A 3D Film Screening in Havana
Yanelys Nuñez Leyva
HAVANA TIMES — The 3D Film Screening was one of the highlights of the 6th Contemporary Cuban Art Exhibition held in Havana’s Center for the Development of Visual Arts from September 12 to 25 this year.
According to an introductory text in the exhibition program, “this non-profit cultural event created by artist Francisco Maso is aimed at all audiences and gathers an important selection of classic films, without which it would be impossible to tell the story of the seventh art.”
Cuba’s popular, privately-operated 3D home theaters were shut down less than a year ago following a capricious government measure which alleged, among other things, that the screening of 3D films had not been authorized under the license for operating recreational equipment or any other.
The “low cultural content” of the materials screened at these home theaters was also wielded as an argument for nipping these cinemas at the bud.
The great impact had by 3D films on people in Havana was evident from the moment these were introduced into Cuba. With it, a new means of recreation seemed to be born among the limited range of options available.
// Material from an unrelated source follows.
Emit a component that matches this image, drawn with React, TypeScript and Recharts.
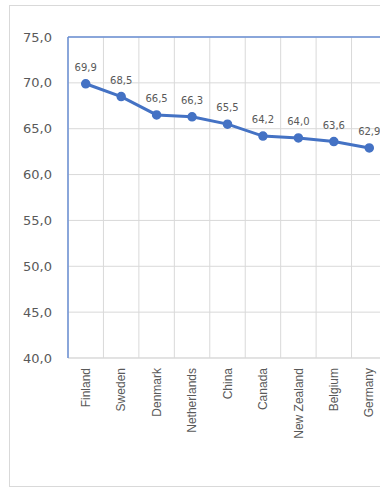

In response to this, this first screening focues on issues such as idleness, banality, popular tastes, cultural consumption and other daily problems.
One of the small exhibition spaces at the Center for the Development of the Visual Arts had to be prepared for the screening, as no ideal location for the projection was available within this institution. This recalls the “domestic and alternative nature of the numerous 3D home theaters that have now become history, going from private to public spaces,” Francisco Masó stated during an interview.
The criteria used to select the films in the screening is a noteworthy detail. The screening focused closely on the different ways in which power expresses itself in society.
In one of his texts, Michel Foucault describes three such ways of exercising power exactly: the individual subjected to State power (characterized by them as individualizing and totalizing), the individual subjected to another through a control mechanism and the individual constrained to their own identity.
With this screening, Francisco Maso avails himself of the artform not only to discuss a thorny subject, but also to promote the values of the “art film” (with such works as Battleship Potemkin, 1984, The Lives of Others, Citizen Kane and others), values defended by Cuba’s cultural policy as a kind of antidote to the venom of these new technologies.
This way, he also launches a critical crusade against all coercive, censoring and capricious practices that curtail human creativity and initiative.